O termo Brain Rot, que se pode traduzir como “apodrecimento cerebral”, é de uso recente e está intimamente ligado ao uso das redes sociais. Está relacionado com uso excessivo do expediente de fazer scroll nas plataformas digitais, o que é o mesmo que dizer: fazer uso excessivo (durante muito tempo e muito frequentemente) da observação de pequenos segmentos de informação com pouco conteúdo. Muitas vezes com carácter lúdico e pouco exigente com a veracidade da informação veiculada. 

O problema não está propriamente no acto de fazer scroll (navegação infinita), mas antes no hábito que isso cria e na ânsia de querer ver sempre mais e mais, sem que os espectadores se sintam satisfeitos e deem a tarefa por concluída. Isto acaba por se tornar num vício, que promete a satisfação pessoal, porém esta nunca chega e as pessoas sentem-se compelidas a continuar incessantemente nesta actividade. Enquanto em qualquer outra actividade humana existe um propósito e uma conclusão, neste comportamento em particular parece não existir essa objectividade. Para que seja mais claro, vejamos o mecanismo normal da actividade humana

  1. fazer algo para alcançar um objectivo; 
  2. verificar se o objectivo foi alcançado;
  3. se sim cessa atividade, se não continua até atingir o objectivo.  

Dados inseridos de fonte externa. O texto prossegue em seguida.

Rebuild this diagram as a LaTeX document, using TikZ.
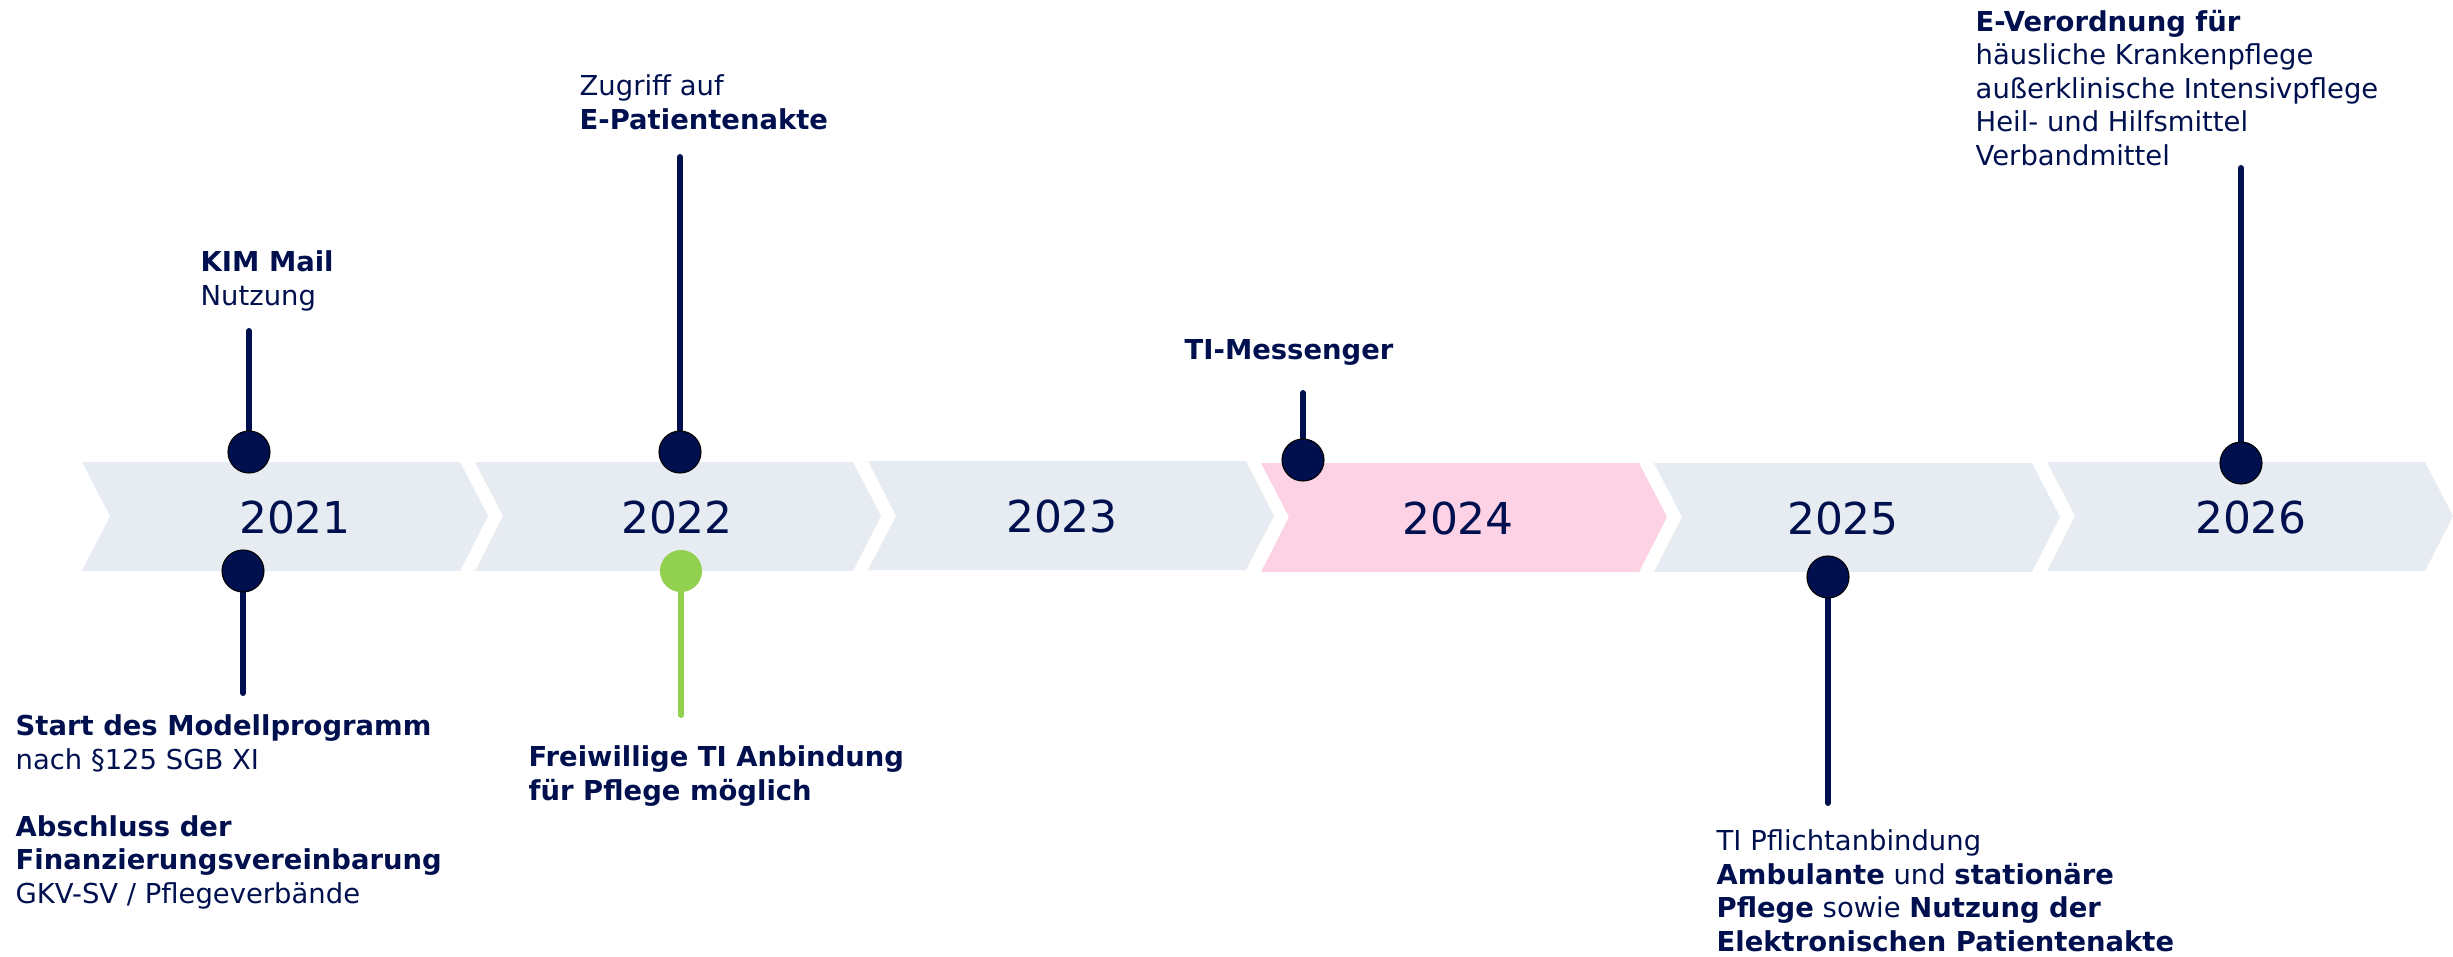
\documentclass[tikz,border=0pt]{standalone}
\usepackage{fontspec}
\setmainfont{DejaVu Sans}
\definecolor{navy}{HTML}{00104F}
\definecolor{chevgray}{HTML}{E7ECF3}
\definecolor{chevpink}{HTML}{FDD2E5}
\definecolor{okgreen}{HTML}{92D050}

\begin{document}
\begin{tikzpicture}[x=0.01cm,y=-0.01cm,
  dot/.style={circle,fill=navy,draw=black,line width=0.3pt,minimum size=0.42cm,inner sep=0pt},
  greendot/.style={circle,fill=okgreen,minimum size=0.42cm,inner sep=0pt},
  stem/.style={navy,line width=1.7pt,line cap=round},
  yearlbl/.style={text=navy,font=\fontsize{12.5}{15}\selectfont,anchor=base,inner sep=0pt},
  lbl/.style={text=navy,font=\fontsize{7.8}{9.5}\selectfont,align=left,anchor=base west,inner sep=0pt}]
\useasboundingbox (0,0) rectangle (2453,957);

\fill[chevgray] (82,462) -- (460,462) -- (488,516) -- (460,571) -- (82,571) -- (110,516) -- cycle;
\fill[chevgray] (475,462) -- (853,462) -- (881,516) -- (853,571) -- (475,571) -- (503,516) -- cycle;
\fill[chevgray] (868,461) -- (1246,461) -- (1274,516) -- (1246,570) -- (868,570) -- (896,516) -- cycle;
\fill[chevpink] (1261,463) -- (1639,463) -- (1667,517) -- (1639,572) -- (1261,572) -- (1289,517) -- cycle;
\fill[chevgray] (1654,463) -- (2032,463) -- (2060,517) -- (2032,572) -- (1654,572) -- (1682,517) -- cycle;
\fill[chevgray] (2047,462) -- (2425,462) -- (2453,516) -- (2425,571) -- (2047,571) -- (2075,516) -- cycle;

\node[yearlbl] (y21) at (295,533) {2021};
\node[yearlbl] (y22) at (677,533) {2022};
\node[yearlbl] (y23) at (1062,532) {2023};
\node[yearlbl] (y24) at (1458,534) {2024};
\node[yearlbl] (y25) at (1843,534) {2025};
\node[yearlbl] (y26) at (2251,533) {2026};

\coordinate (kimtop) at (249,331);
\coordinate (epatop) at (680,157);
\coordinate (msgtop) at (1303,393);
\coordinate (verotop) at (2241,168);
\coordinate (modbot) at (243,693);
\coordinate (tibot) at (681,715);
\coordinate (pflbot) at (1828,803);

\draw[stem] (249,452) -- (kimtop);
\draw[stem] (680,452) -- (epatop);
\draw[stem] (1303,460) -- (msgtop);
\draw[stem] (2241,463) -- (verotop);
\draw[stem] (243,571) -- (modbot);
\draw[stem,okgreen] (681,571) -- (tibot);
\draw[stem] (1828,577) -- (pflbot);

\node[dot] (kim) at (249,452) {};
\node[dot] (epa) at (680,452) {};
\node[dot] (msg) at (1303,460) {};
\node[dot] (vero) at (2241,463) {};
\node[dot] (mod) at (243,571) {};
\node[greendot] (ti) at (681,571) {};
\node[dot] (pfl) at (1828,577) {};

\node[lbl] (kimtxt) at (200,305) {\textbf{KIM Mail}\\Nutzung};
\node[lbl] (epatxt) at (579,129) {Zugriff auf\\\textbf{E-Patientenakte}};
\node[lbl] (msgtxt) at (1184,359) {\textbf{TI-Messenger}};
\node[lbl] (verotxt) at (1975,165) {\textbf{E-Verordnung für}\\häusliche Krankenpflege\\außerklinische Intensivpflege\\Heil- und Hilfsmittel\\Verbandmittel};
\node[lbl] (modtxt) at (15,903) {\textbf{Start des Modellprogramm}\\nach §125 SGB XI\\[9.5pt]\textbf{Abschluss der}\\\textbf{Finanzierungsvereinbarung}\\GKV-SV / Pflegeverbände};
\node[lbl] (titxt) at (528,800) {\textbf{Freiwillige TI Anbindung}\\\textbf{für Pflege möglich}};
\node[lbl] (pfltxt) at (1716,951) {TI Pflichtanbindung\\\textbf{Ambulante} und \textbf{stationäre}\\\textbf{Pflege} sowie \textbf{Nutzung der}\\\textbf{Elektronischen Patientenakte}};

\end{tikzpicture}
\end{document}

No caso do scroll infinito nas redes sociais, parece faltar os passos mencionados. A actividade continua sem a verificação do cumprimento dos objectivos (porque não há objectivo claro) e, por isso, também não há a necessidade de fechar a actividade. 

Alguns irão argumentar que é uma actividade lúdica e que, por isso, não há objectivos. Respondo a essa formulação com a afirmação de que, do ponto de vista do funcionamento psicológico do ser humano, toda a actividade tem um propósito; toda a atividade visa obter algo. No caso de uma actividade lúdica, trata-se de obter gratificação, satisfação ou prazer. No entanto, parece que as pessoas que estão envolvidas nesta actividade da busca contínua nas redes sociais não conseguem obter o sentimento de satisfação que as faça parar. E consequentemente, mantêm-se nesta actividade sem obter o desejado prazer, nem algo significativo, em termos de aprendizagem ou informação útil.

Neste ponto, vamos ater-nos à outra característica que torna esta actividade pouco favorável ao autodesenvolvimento: o conteúdo informativo é muitas vezes pobre e falso (não conforme com a realidade/verdade). O objectivo de quem cria este tipo de conteúdo é o de alcançar um maior número de visualizações. Ora, tendo as redes sociais alguns anos de existência, foi-se percebendo que conteúdos curtos e muito focados (logo pouco abrangentes), centrados em produzir choque ou espanto eram os conteúdos que mais atraiam as pessoas, precisamente por terem essas características de rapidez e intensidade. Porém, não são estes os conteúdos que trazem informação verdadeiramente útil ou que promovem a capacidade de análise e reflexão, que são as faculdades que estimulam o desenvolvimento cerebral. 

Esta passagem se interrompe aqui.